The goal is to plant 1,000 new Adventist congregations by October 2023.
Published on: 09-08-2021
The Inter-American Division (IAD) of the Seventh-day Adventist Church is moving forward with the goal of planting 1,000 new churches among a variety of people groups and large population segments across the territory by October 2023.
The church planting movement, which is expected to see outreach impact among Muslim, Hindu, Chinese, indigenous, and upper-class communities, was officially launched during a special online workshop coined as IAD’s Global Mission Symposium, August 20-23, 2021.
“We need to focus on the unfinished task in our territory, which requires new approaches to inter-cultural mission that relates to people groups and population segments of one million in our cities,” Samuel Telemaque, director of Adventist Mission for IAD and main organizer of the symposium, said. It is different from traditional evangelism, one that takes time and a specialized approach in reaching many migrant groups with the love of Christ within IAD, a task that could take months and years, Telemaque explained.
Muslims, Hindus, Chinese and Indigenous People
The data shows that Muslims, Hindus, and Chinese account for approximately three million people in the IAD territory, plus 300,000 indigenous residents.
“This is a very challenging mission and is an opportunity for the church,” Telemaque said. “Our youth and church leaders need a new kind of engagement relying on the power of the Holy Spirit.”
The symposium drew more than 700 Global Mission Pioneers, people who are trained and registered to witness for Christ in unentered areas and unreached populations. Currently, the IAD has 1,200 registered Global Mission Pioneers enlisted.
Bibi Persaud from Guyana shared her testimony during the symposium. “I grew up as a Muslim, in a Muslim family, and practiced Ramadan, did my fasting, prayers, went to a mosque, and obeyed all the rules,” she said. As a devout Muslim, she experienced Christ in a near-death experience when she lost her first child. Persaud said she desired to become a Christian based on that experience and her interactions with her Adventist neighbors, who showed kindness and hospitality, visiting her and praying with her at that crucial time in her life. She now witnesses to her Muslim friends, prays with them, and is an official Global Mission Pioneer who looks forward to establishing a house of prayer in her community.
For Clara (real name withheld), a Global Mission Pioneer in the South Colombian Union Conference, reaching Muslim women in her community became a passion. “God put that vision in my heart to work among them,” she said. Clara regularly connects and engages in local social and humanitarian organizations that help the Islamic communities. “I have learned while associating with the women, they are generous, have a good heart, are noble, humble, and they hear God through prayer,” Clara said. For five years, Clara has been living, praying, respecting, ministering, and even sometimes staying at home with them. “I tell them that I follow Jesus as my model to live by. I spend time with them, pray with them in their house of prayer, I call them on the phone, pray for them, for their health, and keep in constant communication,” Clara said.

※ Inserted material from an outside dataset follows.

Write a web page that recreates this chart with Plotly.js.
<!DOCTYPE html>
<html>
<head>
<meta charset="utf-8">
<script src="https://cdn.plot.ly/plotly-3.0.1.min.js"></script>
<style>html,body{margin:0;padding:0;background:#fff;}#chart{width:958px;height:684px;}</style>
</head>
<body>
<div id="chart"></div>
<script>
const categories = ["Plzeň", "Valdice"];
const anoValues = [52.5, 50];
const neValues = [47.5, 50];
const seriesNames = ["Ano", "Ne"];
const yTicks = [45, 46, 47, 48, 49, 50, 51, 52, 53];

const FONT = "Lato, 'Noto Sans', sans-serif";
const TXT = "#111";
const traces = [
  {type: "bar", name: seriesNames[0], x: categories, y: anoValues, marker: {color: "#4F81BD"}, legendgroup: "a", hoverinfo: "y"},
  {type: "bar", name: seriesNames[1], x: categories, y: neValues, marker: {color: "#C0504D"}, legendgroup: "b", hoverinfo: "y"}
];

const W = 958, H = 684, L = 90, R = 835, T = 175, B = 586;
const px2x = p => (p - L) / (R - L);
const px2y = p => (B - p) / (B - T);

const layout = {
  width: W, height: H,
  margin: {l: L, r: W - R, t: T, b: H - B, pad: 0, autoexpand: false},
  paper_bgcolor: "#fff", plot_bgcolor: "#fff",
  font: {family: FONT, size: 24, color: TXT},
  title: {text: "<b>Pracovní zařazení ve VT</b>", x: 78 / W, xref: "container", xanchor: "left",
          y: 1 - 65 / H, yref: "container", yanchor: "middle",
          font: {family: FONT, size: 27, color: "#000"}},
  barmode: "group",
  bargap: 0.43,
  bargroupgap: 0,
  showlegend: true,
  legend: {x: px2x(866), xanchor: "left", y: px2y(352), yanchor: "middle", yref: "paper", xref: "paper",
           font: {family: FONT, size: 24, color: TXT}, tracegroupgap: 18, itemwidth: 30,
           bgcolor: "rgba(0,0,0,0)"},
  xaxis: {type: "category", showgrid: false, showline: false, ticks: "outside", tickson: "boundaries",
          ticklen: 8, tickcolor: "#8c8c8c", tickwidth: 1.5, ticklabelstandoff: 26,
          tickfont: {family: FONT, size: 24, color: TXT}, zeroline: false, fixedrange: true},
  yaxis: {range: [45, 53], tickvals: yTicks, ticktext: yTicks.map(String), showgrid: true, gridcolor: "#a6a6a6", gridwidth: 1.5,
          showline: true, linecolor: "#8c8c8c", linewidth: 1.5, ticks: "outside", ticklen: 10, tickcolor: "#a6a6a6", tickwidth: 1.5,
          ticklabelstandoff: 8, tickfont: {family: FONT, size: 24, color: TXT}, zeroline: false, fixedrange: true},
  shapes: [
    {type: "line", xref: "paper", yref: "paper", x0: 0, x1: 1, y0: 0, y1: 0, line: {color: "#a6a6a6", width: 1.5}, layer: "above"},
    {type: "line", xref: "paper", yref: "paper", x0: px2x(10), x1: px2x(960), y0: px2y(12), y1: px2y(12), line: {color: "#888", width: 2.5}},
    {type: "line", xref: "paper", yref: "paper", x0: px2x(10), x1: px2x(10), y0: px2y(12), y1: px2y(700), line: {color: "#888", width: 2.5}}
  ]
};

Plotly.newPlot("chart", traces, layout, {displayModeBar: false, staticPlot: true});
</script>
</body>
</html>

Jaidath Visdash Arjun is from the Caribbean. He met his wife, who is a Christian, while still practicing Hinduism. “I was studying to be a Hindu leader,” Vidash said. “We married four years later, and I would drop her off at church and continue practicing my Hinduism.” He said that eventually, he began attending church and experienced Jesus in a personal way. His life was changed, and he now shows others what God has done in his life.

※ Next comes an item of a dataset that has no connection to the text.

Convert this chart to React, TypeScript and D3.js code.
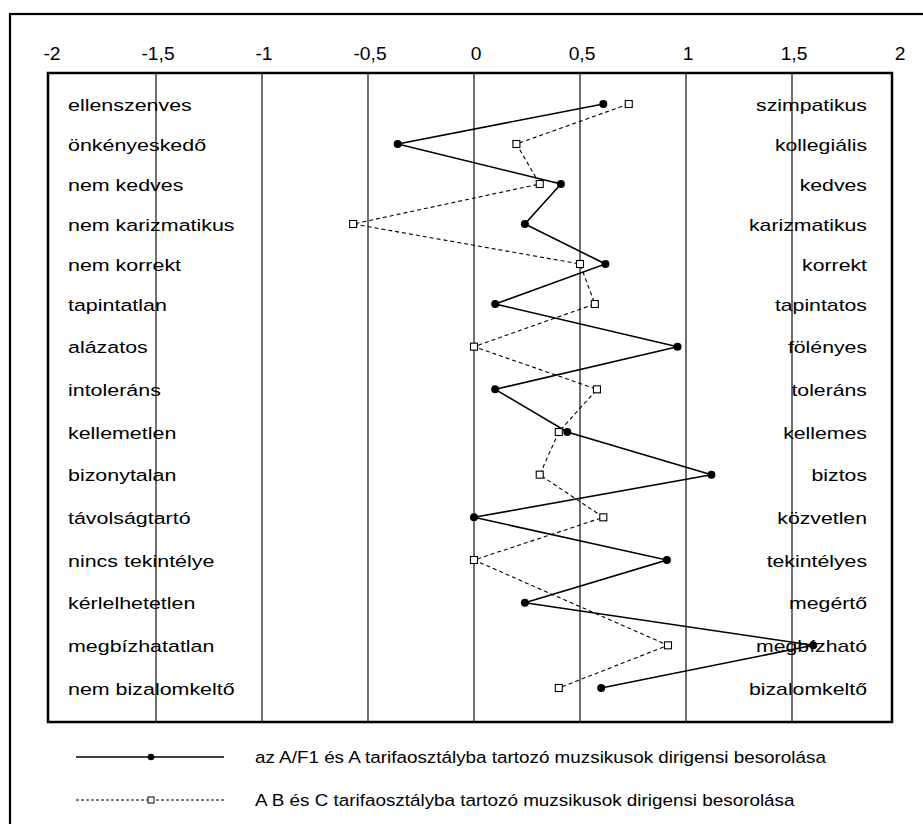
import * as d3 from "d3";

const leftLabels = [
  "ellenszenves",
  "önkényeskedő",
  "nem kedves",
  "nem karizmatikus",
  "nem korrekt",
  "tapintatlan",
  "alázatos",
  "intoleráns",
  "kellemetlen",
  "bizonytalan",
  "távolságtartó",
  "nincs tekintélye",
  "kérlelhetetlen",
  "megbízhatatlan",
  "nem bizalomkeltő",
];
const rightLabels = [
  "szimpatikus",
  "kollegiális",
  "kedves",
  "karizmatikus",
  "korrekt",
  "tapintatos",
  "fölényes",
  "toleráns",
  "kellemes",
  "biztos",
  "közvetlen",
  "tekintélyes",
  "megértő",
  "megbízható",
  "bizalomkeltő",
];
// az A/F1 és A tarifaosztály
const seriesA = [0.61, -0.36, 0.41, 0.24, 0.62, 0.1, 0.96, 0.1, 0.44, 1.12, 0, 0.91, 0.24, 1.6, 0.6];
// A B és C tarifaosztály (megértő hiányzik)
const seriesB: (number | null)[] = [0.73, 0.2, 0.31, -0.57, 0.5, 0.57, 0, 0.58, 0.4, 0.31, 0.61, 0, null, 0.915, 0.4];
const xTicks = [-2, -1.5, -1, -0.5, 0, 0.5, 1, 1.5, 2];
const legendA = "az A/F1 és A tarifaosztályba tartozó muzsikusok dirigensi besorolása";
const legendB = "A B és C tarifaosztályba tartozó muzsikusok dirigensi besorolása";

const W = 923;
const H = 824;
const box = { left: 48, right: 892, top: 73, bottom: 722 };
const FONT = "'Liberation Sans', Arial, sans-serif";

const x = d3.scaleLinear().domain([-2, 2]).range([50, 898]);
const y = d3.scaleLinear().domain([0, 5, 14]).range([104, 304, 688]);

const fmt = (v: number) => String(v).replace(".", ",");

const Txt = ({ tx, ty, anchor = "start", fs = 17, sx = 1.2, children }: any) => (
  <text
    transform={`translate(${tx},${ty}) scale(${sx},1)`}
    textAnchor={anchor}
    fontFamily={FONT}
    fontSize={fs}
    fill="#000"
  >
    {children}
  </text>
);

const App = () => {
  const ptsA = seriesA.map((v, i) => [x(v), y(i)] as [number, number]);
  const ptsB = seriesB
    .map((v, i) => (v === null ? null : ([x(v), y(i)] as [number, number])))
    .filter((p): p is [number, number] => p !== null);
  const line = d3.line();

  return (
    <svg
      width={W}
      height={H}
      style={{ position: "absolute", left: 0, top: 0, background: "#fff" }}
    >
      <rect x={10} y={14} width={940} height={840} fill="#fff" stroke="#000" strokeWidth={2.2} />

      {xTicks.map((t) => (
        <Txt key={"t" + t} tx={x(t) + 2} ty={59.5} anchor="middle" fs={17.5} sx={1.1}>
          {fmt(t)}
        </Txt>
      ))}

      {xTicks.slice(1, -1).map((t) => (
        <line
          key={"g" + t}
          x1={x(t)}
          x2={x(t)}
          y1={box.top}
          y2={box.bottom}
          stroke="#222"
          strokeWidth={1.3}
        />
      ))}

      <rect
        x={box.left}
        y={box.top}
        width={box.right - box.left}
        height={box.bottom - box.top}
        fill="none"
        stroke="#000"
        strokeWidth={2.5}
      />

      {leftLabels.map((l, i) => (
        <Txt key={"l" + i} tx={68} ty={y(i) + 6.5} sx={1.26}>
          {l}
        </Txt>
      ))}
      {rightLabels.map((l, i) => (
        <Txt key={"r" + i} tx={867} ty={y(i) + 6.5} anchor="end" sx={1.25}>
          {l}
        </Txt>
      ))}

      <path d={line(ptsB) ?? ""} fill="none" stroke="#000" strokeWidth={1.1} strokeDasharray="4,3" />
      <path d={line(ptsA) ?? ""} fill="none" stroke="#000" strokeWidth={1.6} />

      {ptsA.map(([px, py], i) => (
        <circle key={"a" + i} cx={px} cy={py} r={4} fill="#000" />
      ))}
      {ptsB.map(([px, py], i) => (
        <rect key={"b" + i} x={px - 3.5} y={py - 3.5} width={7} height={7} fill="#fff" stroke="#000" strokeWidth={1.1} />
      ))}

      {/* jelmagyarázat */}
      <line x1={76} x2={224} y1={757} y2={757} stroke="#000" strokeWidth={1.3} />
      <circle cx={151} cy={757} r={3.3} fill="#000" />
      <Txt tx={255} ty={763} sx={1.11}>
        {legendA}
      </Txt>
      <line x1={76} x2={224} y1={800} y2={800} stroke="#000" strokeWidth={1} strokeDasharray="3,2" />
      <rect x={148} y={797} width={6} height={6} fill="#fff" stroke="#000" strokeWidth={1} />
      <Txt tx={255} ty={806} sx={1.11}>
        {legendB}
      </Txt>
    </svg>
  );
};

export default App;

Bao Xiang, a young man living in a Chinese community in the Dominican Republic, said he saw his mother and father die. This had a strong impact on his life and that of his siblings. He met several people from the nearby Adventist Church who visited him and invited him to participate in Pathfinder clubs. “They would come every Sabbath afternoon, helping me and my sisters to grow spiritually and give us Bible studies about Jesus,” he said. Xiang is now studying to be a software engineer at Dominican Adventist University and continues to be supported by his Adventist church.
Embracing the Upper Class
Reaching the upper class is what Maria Hazoury has been focusing on for years. As a psychologist and family therapist working at the Banco Central of the Dominican Republic and wife to a government official, she was far removed from Christian teachings. But after studying the Bible, she joined the Seventh-day Adventist Church. In her job, she gives seminars and family therapy to employees and always points to Jesus and prays with them. She also leads a small group in her home, which includes government employees and members of her affluent community. “Everyone who has joined the group has been baptized and has been active in church,” Hazoury said. As a member of the Naco Adventist church in Santo Domingo, she continues to witness and invite others to learn about Jesus.
Learning from those who are currently witnessing and ministering among people groups is the key to planting 1,000 new churches, Telemaque said.
As the church-planting movement gains strength across the territory, Global Mission Pioneers will have the opportunity to mentor those who would also like to become a Global Mission Pioneer.
“No one should die before planting a church,” Telemaque said. “The greatest thing you can do in your life is to plant a church, being part of this movement to work with God and the power of the Holy Spirit to expand the kingdom of God.”